> Written instruction: Without the pictures, set down the records below word for word.

> Material for this exercise:
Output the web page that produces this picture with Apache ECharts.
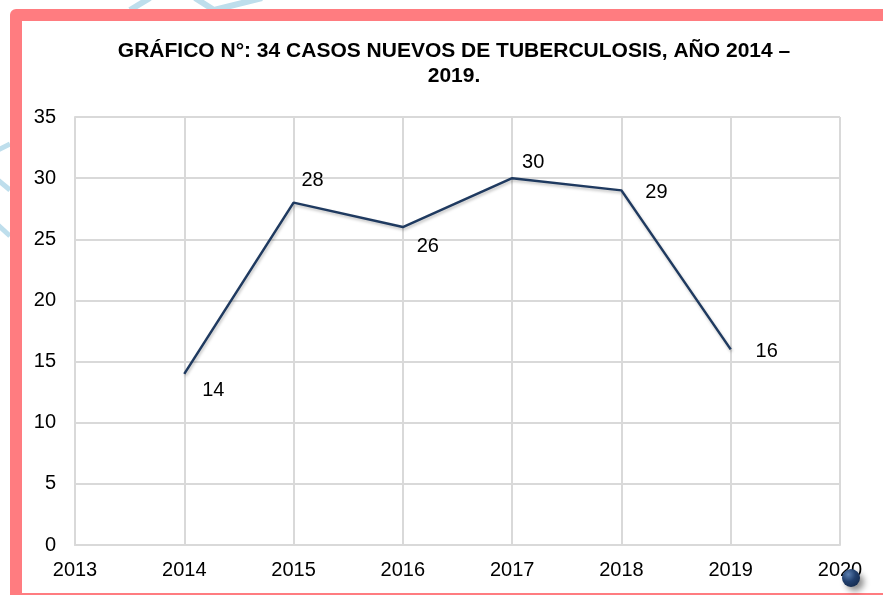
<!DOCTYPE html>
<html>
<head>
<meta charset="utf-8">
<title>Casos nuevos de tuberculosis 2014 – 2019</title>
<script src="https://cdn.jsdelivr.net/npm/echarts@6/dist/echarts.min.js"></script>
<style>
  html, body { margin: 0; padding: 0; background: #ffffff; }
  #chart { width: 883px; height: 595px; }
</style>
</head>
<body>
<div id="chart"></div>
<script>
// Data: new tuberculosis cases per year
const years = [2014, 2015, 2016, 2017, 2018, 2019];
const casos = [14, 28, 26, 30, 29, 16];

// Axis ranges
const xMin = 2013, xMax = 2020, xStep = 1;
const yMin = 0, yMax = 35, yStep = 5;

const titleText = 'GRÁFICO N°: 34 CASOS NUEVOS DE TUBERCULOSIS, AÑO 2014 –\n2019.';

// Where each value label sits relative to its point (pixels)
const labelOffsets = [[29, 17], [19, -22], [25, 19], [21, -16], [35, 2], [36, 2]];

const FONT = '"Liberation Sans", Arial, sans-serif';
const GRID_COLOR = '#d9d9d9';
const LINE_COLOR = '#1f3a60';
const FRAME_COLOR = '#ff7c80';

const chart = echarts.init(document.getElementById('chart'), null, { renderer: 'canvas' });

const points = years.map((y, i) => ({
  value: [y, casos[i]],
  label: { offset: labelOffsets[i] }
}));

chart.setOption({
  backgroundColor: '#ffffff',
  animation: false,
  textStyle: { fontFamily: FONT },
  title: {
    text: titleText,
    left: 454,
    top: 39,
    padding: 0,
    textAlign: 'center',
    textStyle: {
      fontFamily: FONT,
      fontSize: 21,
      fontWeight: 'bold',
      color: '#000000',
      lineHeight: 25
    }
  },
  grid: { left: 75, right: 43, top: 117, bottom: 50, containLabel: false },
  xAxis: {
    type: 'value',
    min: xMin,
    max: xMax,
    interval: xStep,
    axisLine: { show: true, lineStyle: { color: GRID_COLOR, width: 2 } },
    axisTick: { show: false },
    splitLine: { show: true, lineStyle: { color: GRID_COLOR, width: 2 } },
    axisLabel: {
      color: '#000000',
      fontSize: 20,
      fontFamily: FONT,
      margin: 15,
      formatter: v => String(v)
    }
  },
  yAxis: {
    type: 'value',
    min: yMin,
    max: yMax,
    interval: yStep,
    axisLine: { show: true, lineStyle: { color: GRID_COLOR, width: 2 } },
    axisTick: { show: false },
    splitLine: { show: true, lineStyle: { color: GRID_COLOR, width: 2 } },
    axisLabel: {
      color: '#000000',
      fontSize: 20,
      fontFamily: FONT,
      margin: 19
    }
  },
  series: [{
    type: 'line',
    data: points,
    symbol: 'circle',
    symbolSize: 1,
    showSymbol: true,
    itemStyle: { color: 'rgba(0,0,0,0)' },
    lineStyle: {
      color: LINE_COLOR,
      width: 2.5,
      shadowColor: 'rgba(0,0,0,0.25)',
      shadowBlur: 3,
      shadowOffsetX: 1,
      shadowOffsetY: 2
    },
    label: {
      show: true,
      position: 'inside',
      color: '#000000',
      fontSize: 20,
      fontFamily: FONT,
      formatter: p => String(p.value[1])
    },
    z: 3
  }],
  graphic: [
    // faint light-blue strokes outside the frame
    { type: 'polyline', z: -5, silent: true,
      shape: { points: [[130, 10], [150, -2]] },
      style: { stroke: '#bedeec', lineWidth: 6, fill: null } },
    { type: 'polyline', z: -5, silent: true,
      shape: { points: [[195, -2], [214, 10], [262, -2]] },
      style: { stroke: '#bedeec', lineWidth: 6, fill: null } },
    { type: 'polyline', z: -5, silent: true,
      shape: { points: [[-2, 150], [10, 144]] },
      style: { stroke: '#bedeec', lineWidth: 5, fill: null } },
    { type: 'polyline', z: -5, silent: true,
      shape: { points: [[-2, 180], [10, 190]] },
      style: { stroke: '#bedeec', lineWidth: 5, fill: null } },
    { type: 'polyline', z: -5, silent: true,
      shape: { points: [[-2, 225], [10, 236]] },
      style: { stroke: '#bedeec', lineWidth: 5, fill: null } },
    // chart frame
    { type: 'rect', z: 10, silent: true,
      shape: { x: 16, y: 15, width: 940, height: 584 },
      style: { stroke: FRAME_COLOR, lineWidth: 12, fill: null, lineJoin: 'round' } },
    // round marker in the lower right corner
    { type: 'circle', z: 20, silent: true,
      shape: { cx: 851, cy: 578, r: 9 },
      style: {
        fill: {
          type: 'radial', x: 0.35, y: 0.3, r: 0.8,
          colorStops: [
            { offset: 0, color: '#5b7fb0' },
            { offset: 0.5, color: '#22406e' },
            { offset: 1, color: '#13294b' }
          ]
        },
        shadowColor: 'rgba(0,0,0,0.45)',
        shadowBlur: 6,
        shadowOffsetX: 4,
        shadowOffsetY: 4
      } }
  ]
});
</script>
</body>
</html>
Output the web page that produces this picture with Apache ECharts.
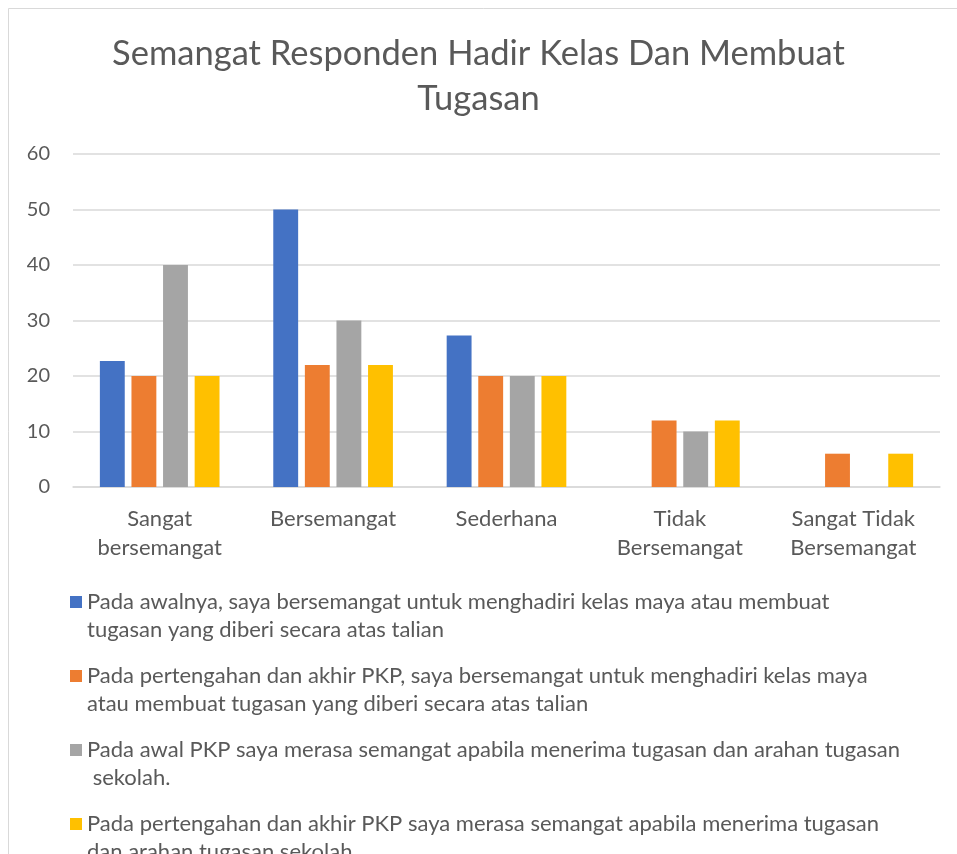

> The output:
Output the web page that produces this picture with Apache ECharts.
<!DOCTYPE html>
<html>
<head>
<meta charset="utf-8">
<title>Casos nuevos de tuberculosis 2014 – 2019</title>
<script src="https://cdn.jsdelivr.net/npm/echarts@6/dist/echarts.min.js"></script>
<style>
  html, body { margin: 0; padding: 0; background: #ffffff; }
  #chart { width: 883px; height: 595px; }
</style>
</head>
<body>
<div id="chart"></div>
<script>
// Data: new tuberculosis cases per year
const years = [2014, 2015, 2016, 2017, 2018, 2019];
const casos = [14, 28, 26, 30, 29, 16];

// Axis ranges
const xMin = 2013, xMax = 2020, xStep = 1;
const yMin = 0, yMax = 35, yStep = 5;

const titleText = 'GRÁFICO N°: 34 CASOS NUEVOS DE TUBERCULOSIS, AÑO 2014 –\n2019.';

// Where each value label sits relative to its point (pixels)
const labelOffsets = [[29, 17], [19, -22], [25, 19], [21, -16], [35, 2], [36, 2]];

const FONT = '"Liberation Sans", Arial, sans-serif';
const GRID_COLOR = '#d9d9d9';
const LINE_COLOR = '#1f3a60';
const FRAME_COLOR = '#ff7c80';

const chart = echarts.init(document.getElementById('chart'), null, { renderer: 'canvas' });

const points = years.map((y, i) => ({
  value: [y, casos[i]],
  label: { offset: labelOffsets[i] }
}));

chart.setOption({
  backgroundColor: '#ffffff',
  animation: false,
  textStyle: { fontFamily: FONT },
  title: {
    text: titleText,
    left: 454,
    top: 39,
    padding: 0,
    textAlign: 'center',
    textStyle: {
      fontFamily: FONT,
      fontSize: 21,
      fontWeight: 'bold',
      color: '#000000',
      lineHeight: 25
    }
  },
  grid: { left: 75, right: 43, top: 117, bottom: 50, containLabel: false },
  xAxis: {
    type: 'value',
    min: xMin,
    max: xMax,
    interval: xStep,
    axisLine: { show: true, lineStyle: { color: GRID_COLOR, width: 2 } },
    axisTick: { show: false },
    splitLine: { show: true, lineStyle: { color: GRID_COLOR, width: 2 } },
    axisLabel: {
      color: '#000000',
      fontSize: 20,
      fontFamily: FONT,
      margin: 15,
      formatter: v => String(v)
    }
  },
  yAxis: {
    type: 'value',
    min: yMin,
    max: yMax,
    interval: yStep,
    axisLine: { show: true, lineStyle: { color: GRID_COLOR, width: 2 } },
    axisTick: { show: false },
    splitLine: { show: true, lineStyle: { color: GRID_COLOR, width: 2 } },
    axisLabel: {
      color: '#000000',
      fontSize: 20,
      fontFamily: FONT,
      margin: 19
    }
  },
  series: [{
    type: 'line',
    data: points,
    symbol: 'circle',
    symbolSize: 1,
    showSymbol: true,
    itemStyle: { color: 'rgba(0,0,0,0)' },
    lineStyle: {
      color: LINE_COLOR,
      width: 2.5,
      shadowColor: 'rgba(0,0,0,0.25)',
      shadowBlur: 3,
      shadowOffsetX: 1,
      shadowOffsetY: 2
    },
    label: {
      show: true,
      position: 'inside',
      color: '#000000',
      fontSize: 20,
      fontFamily: FONT,
      formatter: p => String(p.value[1])
    },
    z: 3
  }],
  graphic: [
    // faint light-blue strokes outside the frame
    { type: 'polyline', z: -5, silent: true,
      shape: { points: [[130, 10], [150, -2]] },
      style: { stroke: '#bedeec', lineWidth: 6, fill: null } },
    { type: 'polyline', z: -5, silent: true,
      shape: { points: [[195, -2], [214, 10], [262, -2]] },
      style: { stroke: '#bedeec', lineWidth: 6, fill: null } },
    { type: 'polyline', z: -5, silent: true,
      shape: { points: [[-2, 150], [10, 144]] },
      style: { stroke: '#bedeec', lineWidth: 5, fill: null } },
    { type: 'polyline', z: -5, silent: true,
      shape: { points: [[-2, 180], [10, 190]] },
      style: { stroke: '#bedeec', lineWidth: 5, fill: null } },
    { type: 'polyline', z: -5, silent: true,
      shape: { points: [[-2, 225], [10, 236]] },
      style: { stroke: '#bedeec', lineWidth: 5, fill: null } },
    // chart frame
    { type: 'rect', z: 10, silent: true,
      shape: { x: 16, y: 15, width: 940, height: 584 },
      style: { stroke: FRAME_COLOR, lineWidth: 12, fill: null, lineJoin: 'round' } },
    // round marker in the lower right corner
    { type: 'circle', z: 20, silent: true,
      shape: { cx: 851, cy: 578, r: 9 },
      style: {
        fill: {
          type: 'radial', x: 0.35, y: 0.3, r: 0.8,
          colorStops: [
            { offset: 0, color: '#5b7fb0' },
            { offset: 0.5, color: '#22406e' },
            { offset: 1, color: '#13294b' }
          ]
        },
        shadowColor: 'rgba(0,0,0,0.45)',
        shadowBlur: 6,
        shadowOffsetX: 4,
        shadowOffsetY: 4
      } }
  ]
});
</script>
</body>
</html>
Output the web page that produces this picture with Apache ECharts.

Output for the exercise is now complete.